4K UHD Review: I Am Cuba | Under the Radar Magazine Under the Radar | Music Blog for the Indie Music Magazine
Tuesday, May 21st, 2024  

I Am Cuba [4K UHD]

Studio: The Criterion Collection

Apr 22, 2024 Web Exclusive Photography by The Criterion Collection Bookmark and Share

Mikhail Kalatozov’s I Am Cuba (1964) is a seminal piece of cinematic history and a criminally overlooked film. A production between the USSR and Cuba, the film did not fare well in either country, languishing into obscurity for several decades before a showing of the film at the Telluride Film Festival in 1992 forever changed the trajectory of the film’s impact. Martin Scorsese and Francis Ford Coppola spearheaded the film’s restoration, and it was given a theatrical re-release, and critical reappraisal, in 1995.

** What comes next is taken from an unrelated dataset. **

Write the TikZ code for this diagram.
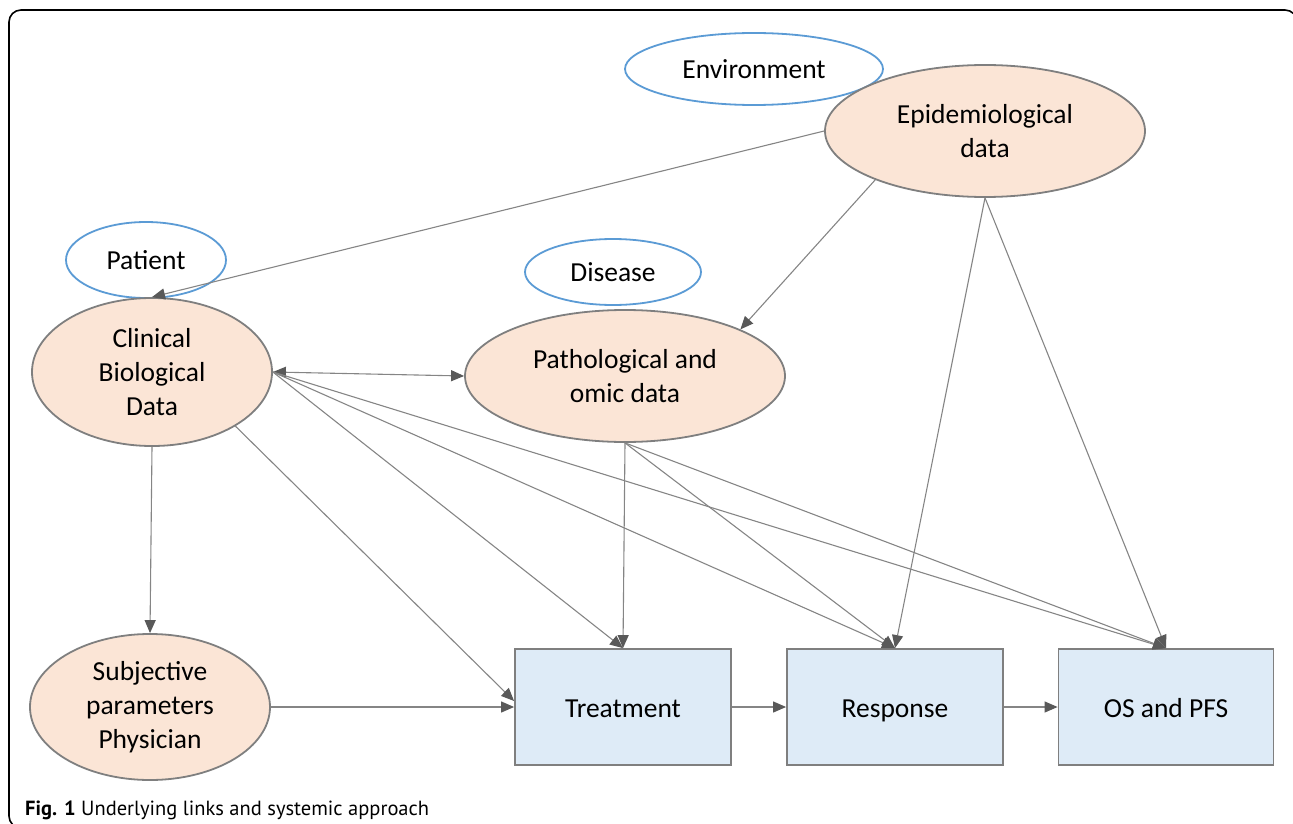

Sixty years after its release, I Am Cuba stands as a landmark film that is both formally audacious and radically political. Across four stories, we follow several inhabitants of Cuba and bear witness to their plight, as an omnipotent narrator (credited as being “the voice of Cuba”) illustrates the state of the country.

The first story centers around a prostitute named Maria and illustrates the contrast between the destitute circumstances of Cuban citizens compared to the lavish and outlandish lifestyle of the upper-class Americans inhabiting the country’s bars and clubs. It is in this sequence that we get the first of many breathtaking and vertiginous tracking shots featured in the film, the first of which begins on a rooftop where a beauty contest is taking place, scaling down the entire building before descending into the swimming pool.

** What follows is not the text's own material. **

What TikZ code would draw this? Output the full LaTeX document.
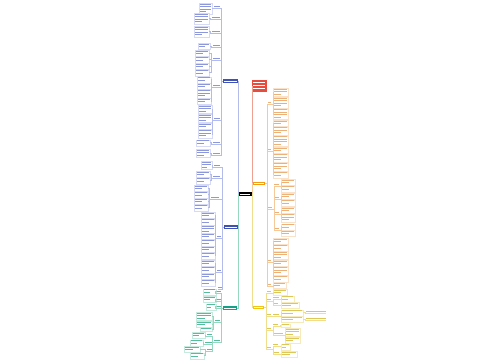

Sergei Urusevsky’s cinematography is arguably some of the most stunning of the 20th century. The visual acrobatics on display throughout the film sublimely shape our perception of the events that occur. Similar to Urusevsky’s work on Kalatozov’s 1957 Palme d’Or winner The Cranes Are Flying, the camera is almost a character itself, giving the film an intrinsically rebellious personality.

The film is full of bravura long takes, in which the camera whips and pans around the given environment, exploring the crevices of each situation it finds itself in. Perhaps the most well-known moment in the film is a funeral procession in the third story, where the body of a university student is carried through the streets as the camera continuously tracks up a building, passes through a window, and finally hovers above the streets as thousands of protesters march along with the Cuban flag.

Interestingly, once the film was completed, many crew members weren’t satisfied with the final product. In the feature-length Brazilian documentary included within Criterion’s physical release, I Am Cuba: The Siberian Mammoth (dir. Vicente Ferraz), several crew members complained that they found the film’s use of voiceover to be overbearing, and that the film’s image preceded its content. It would take the collapse of the USSR for the film to finally be seen again, and from then, a newfound appreciation for this revolutionary behemoth would emerge.

Criterion’s new, 4K edition of this extraordinary film also features perspectives from directors Bradford Young and Martin Scorsese, who imbue their own personal experiences of what the film means to them along with noting the cultural significance it has held over the past half century. I Am Cuba is a Molotov cocktail of a film that demands to be seen for its bombastic depiction of a country on the brink of revolution. For cinephiles who haven’t seen I Am Cuba, you owe yourself the opportunity to see one of the most freewheeling, rebellious films ever made in stunning 4K.